### Your objective
Print, word for word, every line from the beginning of the listing up to and including the line with "36.3, 40.0, 39.5];". Pictures are to be excluded.
-- start Data block --
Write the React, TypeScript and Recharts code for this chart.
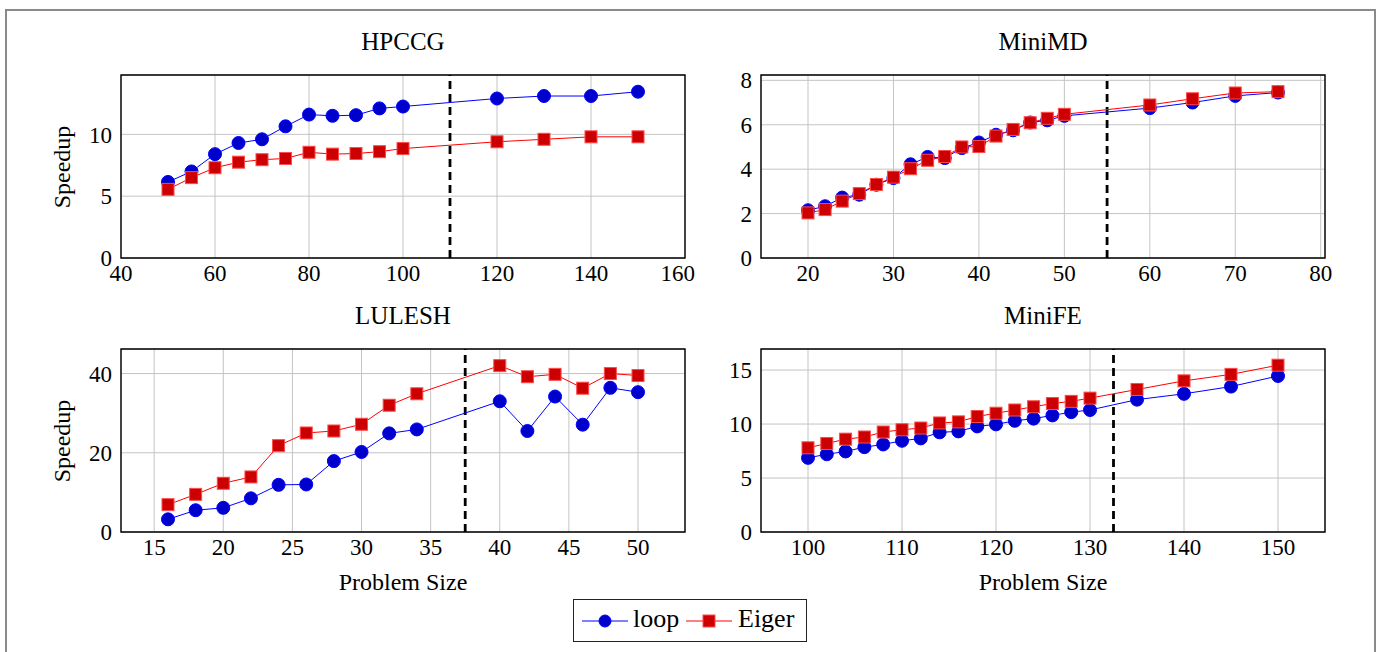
import React from 'react';
import { LineChart, Line, XAxis, YAxis, CartesianGrid, ReferenceLine, ReferenceArea } from 'recharts';

const FONT = 'Liberation Serif, Times New Roman, DejaVu Serif, serif';

// HPCCG
const hpccgSizes = [50, 55, 60, 65, 70, 75, 80, 85, 90, 95, 100, 120, 130, 140, 150];
const hpccgLoop = [6.15, 7.0, 8.4, 9.3, 9.6, 10.65, 11.6, 11.5, 11.55, 12.1, 12.25, 12.9, 13.1, 13.1, 13.45];
const hpccgEiger = [5.55, 6.5, 7.3, 7.75, 7.95, 8.05, 8.55, 8.4, 8.45, 8.6, 8.85, 9.4, 9.6, 9.8, 9.8];

// MiniMD
const minimdSizes = [20, 22, 24, 26, 28, 30, 32, 34, 36, 38, 40, 42, 44, 46, 48, 50, 60, 65, 70, 75];
const minimdLoop = [2.15, 2.33, 2.72, 2.85, 3.3, 3.6, 4.22, 4.55, 4.5, 4.95, 5.2, 5.55, 5.75, 6.1, 6.2, 6.4, 6.75, 7.0, 7.3, 7.45];
const minimdEiger = [2.03, 2.18, 2.56, 2.9, 3.31, 3.64, 4.02, 4.4, 4.57, 5.0, 5.02, 5.49, 5.79, 6.09, 6.29, 6.47, 6.89, 7.17, 7.43, 7.49];

// LULESH
const luleshSizes = [16, 18, 20, 22, 24, 26, 28, 30, 32, 34, 40, 42, 44, 46, 48, 50];
const luleshLoop = [3.2, 5.5, 6.1, 8.5, 11.9, 12.0, 17.9, 20.2, 24.9, 25.9, 33.0, 25.5, 34.2, 27.1, 36.4, 35.3];
const luleshEiger = [6.9, 9.5, 12.3, 13.9, 21.8, 25.0, 25.5, 27.2, 32.0, 34.9, 42.0, 39.2, 39.8, 36.3, 40.0, 39.5];

// MiniFE
const minifeSizes = [100, 102, 104, 106, 108, 110, 112, 114, 116, 118, 120, 122, 124, 126, 128, 130, 135, 140, 145, 150];
const minifeLoop = [6.87, 7.2, 7.46, 7.86, 8.11, 8.45, 8.67, 9.23, 9.32, 9.78, 9.97, 10.3, 10.5, 10.8, 11.1, 11.3, 12.26, 12.8, 13.47, 14.45];
const minifeEiger = [7.8, 8.2, 8.6, 8.8, 9.26, 9.47, 9.63, 10.1, 10.2, 10.7, 11.0, 11.3, 11.6, 11.9, 12.1, 12.4, 13.2, 14.0, 14.6, 15.45];

const BLUE = '#0000ff';
const BLUE_FILL = '#0000cc';
const RED = '#ff0000';
const RED_FILL = '#cc0000';

const PLOT_W = 564;
const PLOT_H = 183;

type Panel = {
  title: string;
  sizes: number[];
  loop: number[];
  eiger: number[];
  xDomain: [number, number];
  yDomain: [number, number];
  xTicks: number[];
  yTicks: number[];
  split: number;
  left: number;
  top: number;
  yLabel?: boolean;
  xLabel?: boolean;
};

const panels: Panel[] = [
  {
    title: 'HPCCG', sizes: hpccgSizes, loop: hpccgLoop, eiger: hpccgEiger,
    xDomain: [40, 160], yDomain: [0, 14.8], xTicks: [40, 60, 80, 100, 120, 140, 160], yTicks: [0, 5, 10],
    split: 110, left: 121, top: 75, yLabel: true,
  },
  {
    title: 'MiniMD', sizes: minimdSizes, loop: minimdLoop, eiger: minimdEiger,
    xDomain: [14.5, 80.5], yDomain: [0, 8.24], xTicks: [20, 30, 40, 50, 60, 70, 80], yTicks: [0, 2, 4, 6, 8],
    split: 55, left: 761, top: 75,
  },
  {
    title: 'LULESH', sizes: luleshSizes, loop: luleshLoop, eiger: luleshEiger,
    xDomain: [12.6, 53.4], yDomain: [0, 46.2], xTicks: [15, 20, 25, 30, 35, 40, 45, 50], yTicks: [0, 20, 40],
    split: 37.5, left: 121, top: 349, yLabel: true, xLabel: true,
  },
  {
    title: 'MiniFE', sizes: minifeSizes, loop: minifeLoop, eiger: minifeEiger,
    xDomain: [95, 155], yDomain: [0, 16.95], xTicks: [100, 110, 120, 130, 140, 150], yTicks: [0, 5, 10, 15],
    split: 132.5, left: 761, top: 349, xLabel: true,
  },
];

const renderSquare = (props: any) => {
  const { cx, cy, index } = props;
  if (cx == null || cy == null) return <g key={`sq-${index}`} />;
  return (
    <rect key={`sq-${index}`} x={cx - 6} y={cy - 6} width={12} height={12} fill={RED_FILL} stroke="#ff4a4a" strokeWidth={1} />
  );
};

const tickStyle = { fontSize: 23, fill: '#000', fontFamily: FONT };
const textStyle: React.CSSProperties = { fontFamily: FONT, fontSize: 24, lineHeight: '28px', textAlign: 'center', position: 'absolute' };

function PanelChart({ p }: { p: Panel }) {
  const rows = p.sizes.map((s, i) => ({ size: s, loop: p.loop[i], eiger: p.eiger[i] }));
  return (
    <>
      <div style={{ ...textStyle, fontSize: 25, left: p.left, top: p.top - 47, width: PLOT_W }}>{p.title}</div>
      {p.yLabel && (
        <div style={{ ...textStyle, left: 62 - 60, top: p.top + PLOT_H / 2 - 14, width: 120, transform: 'rotate(-90deg)' }}>
          Speedup
        </div>
      )}
      {p.xLabel && (
        <div style={{ ...textStyle, left: p.left, top: p.top + PLOT_H + 36, width: PLOT_W }}>Problem Size</div>
      )}
      <div style={{ position: 'absolute', left: p.left - 60, top: p.top - 10 }}>
        <LineChart width={PLOT_W + 70} height={PLOT_H + 50} data={rows} margin={{ top: 10, right: 10, bottom: 0, left: 0 }}>
          <CartesianGrid stroke="#c4c4c4" strokeWidth={1} />
          <XAxis
            dataKey="size"
            type="number"
            domain={p.xDomain}
            ticks={p.xTicks}
            allowDataOverflow
            height={40}
            tickLine={false}
            axisLine={false}
            tickSize={0}
            tickMargin={7}
            tick={tickStyle}
          />
          <YAxis
            type="number"
            domain={p.yDomain}
            ticks={p.yTicks}
            allowDataOverflow
            width={60}
            tickLine={false}
            axisLine={false}
            tickSize={0}
            tickMargin={9}
            tick={tickStyle}
          />
          <ReferenceArea
            x1={p.xDomain[0]}
            x2={p.xDomain[1]}
            y1={p.yDomain[0]}
            y2={p.yDomain[1]}
            fill="none"
            stroke="#000"
            strokeWidth={1.4}
            ifOverflow="visible"
          />
          <ReferenceLine x={p.split} stroke="#000" strokeWidth={2.8} strokeDasharray="8 5" />
          <Line
            dataKey="loop"
            stroke={BLUE}
            strokeWidth={1}
            dot={{ r: 6.5, fill: BLUE_FILL, stroke: BLUE, strokeWidth: 1 }}
            isAnimationActive={false}
          />
          <Line
            dataKey="eiger"
            stroke={RED}
            strokeWidth={1}
            dot={renderSquare}
            isAnimationActive={false}
          />
        </LineChart>
      </div>
    </>
  );
}

function LegendBox() {
  return (
    <div style={{ position: 'absolute', left: 573, top: 599, width: 234, height: 43, boxSizing: 'border-box', border: '1px solid #222', fontFamily: FONT, fontSize: 26 }}>
      <svg style={{ position: 'absolute', left: 8, top: 14 }} width={46} height={14}>
        <line x1={0} y1={7} x2={46} y2={7} stroke={BLUE} strokeWidth={1} />
        <circle cx={23} cy={7} r={6} fill={BLUE_FILL} stroke={BLUE} />
      </svg>
      <span style={{ position: 'absolute', left: 59, top: 4, lineHeight: '30px' }}>loop</span>
      <svg style={{ position: 'absolute', left: 112, top: 14 }} width={46} height={14}>
        <line x1={0} y1={7} x2={46} y2={7} stroke={RED} strokeWidth={1} />
        <rect x={17} y={1} width={12} height={12} fill={RED_FILL} stroke="#ff4a4a" />
      </svg>
      <span style={{ position: 'absolute', left: 164, top: 4, lineHeight: '30px' }}>Eiger</span>
    </div>
  );
}

export default function App() {
  return (
    <div style={{ position: 'absolute', left: 0, top: 0, width: 1381, height: 652, overflow: 'hidden', background: '#fff' }}>
      <div style={{ position: 'absolute', left: 5, top: 9, width: 1371, height: 700, boxSizing: 'border-box', border: '2px solid #8a8a8a' }} />
      {panels.map((p) => (
        <PanelChart key={p.title} p={p} />
      ))}
      <LegendBox />
    </div>
  );
}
-- end Data block --
### Exercise response
Write the React, TypeScript and Recharts code for this chart.
import React from 'react';
import { LineChart, Line, XAxis, YAxis, CartesianGrid, ReferenceLine, ReferenceArea } from 'recharts';

const FONT = 'Liberation Serif, Times New Roman, DejaVu Serif, serif';

// HPCCG
const hpccgSizes = [50, 55, 60, 65, 70, 75, 80, 85, 90, 95, 100, 120, 130, 140, 150];
const hpccgLoop = [6.15, 7.0, 8.4, 9.3, 9.6, 10.65, 11.6, 11.5, 11.55, 12.1, 12.25, 12.9, 13.1, 13.1, 13.45];
const hpccgEiger = [5.55, 6.5, 7.3, 7.75, 7.95, 8.05, 8.55, 8.4, 8.45, 8.6, 8.85, 9.4, 9.6, 9.8, 9.8];

// MiniMD
const minimdSizes = [20, 22, 24, 26, 28, 30, 32, 34, 36, 38, 40, 42, 44, 46, 48, 50, 60, 65, 70, 75];
const minimdLoop = [2.15, 2.33, 2.72, 2.85, 3.3, 3.6, 4.22, 4.55, 4.5, 4.95, 5.2, 5.55, 5.75, 6.1, 6.2, 6.4, 6.75, 7.0, 7.3, 7.45];
const minimdEiger = [2.03, 2.18, 2.56, 2.9, 3.31, 3.64, 4.02, 4.4, 4.57, 5.0, 5.02, 5.49, 5.79, 6.09, 6.29, 6.47, 6.89, 7.17, 7.43, 7.49];

// LULESH
const luleshSizes = [16, 18, 20, 22, 24, 26, 28, 30, 32, 34, 40, 42, 44, 46, 48, 50];
const luleshLoop = [3.2, 5.5, 6.1, 8.5, 11.9, 12.0, 17.9, 20.2, 24.9, 25.9, 33.0, 25.5, 34.2, 27.1, 36.4, 35.3];
const luleshEiger = [6.9, 9.5, 12.3, 13.9, 21.8, 25.0, 25.5, 27.2, 32.0, 34.9, 42.0, 39.2, 39.8, 36.3, 40.0, 39.5];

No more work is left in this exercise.